Mi affaccio al balcone di casa per osservare le foglie, rinsecchite e ingiallite, scivolare lievemente sopra invisibili tappeti d’aria. S’impone la leggiadra visione dell’autunno avanzato cui s’oppone la prosaica considerazione che sto assistendo ad un ciclico fenomeno naturale che la scienza definisce “apoptosi”.
Si tratta della morte programmata dei singoli elementi vegetali che costituiscono la chioma d’un albero, un “fine vita” indispensabile per la rigenerazione primaverile della maggior parte delle specie arboree.

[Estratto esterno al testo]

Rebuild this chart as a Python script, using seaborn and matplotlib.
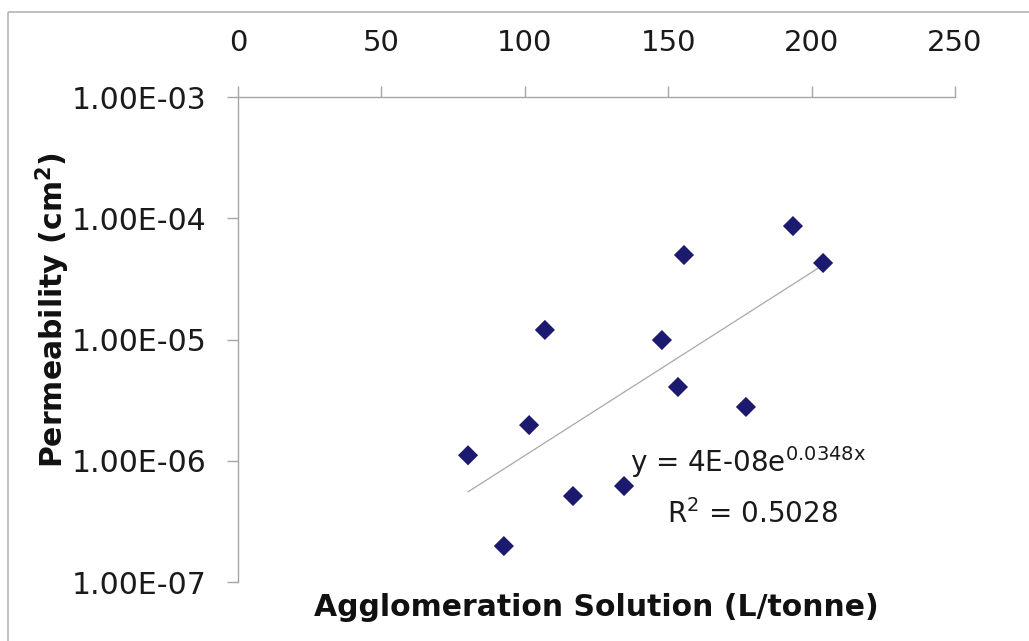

Si fa sera. Il sole è scivolato al di sotto dell’orizzonte a occidente ed i primi puntini luminosi adornano il cielo imbrunito sfidando l’imperio dell’oscurità profonda. A nord distinguo le costellazioni di Cassiopea e dell’Orsa maggiore.
La mente, inebriata dall’irresistibile fascino del firmamento, mi fa regredire alla remota interpretazione dei popoli antichi, incapaci di comprendere che quelle stelle, facilmente riconoscibili, fossero tra loro vicine solo in virtù di un casuale ed effimero – su scale di tempo notevoli – effetto prospettico.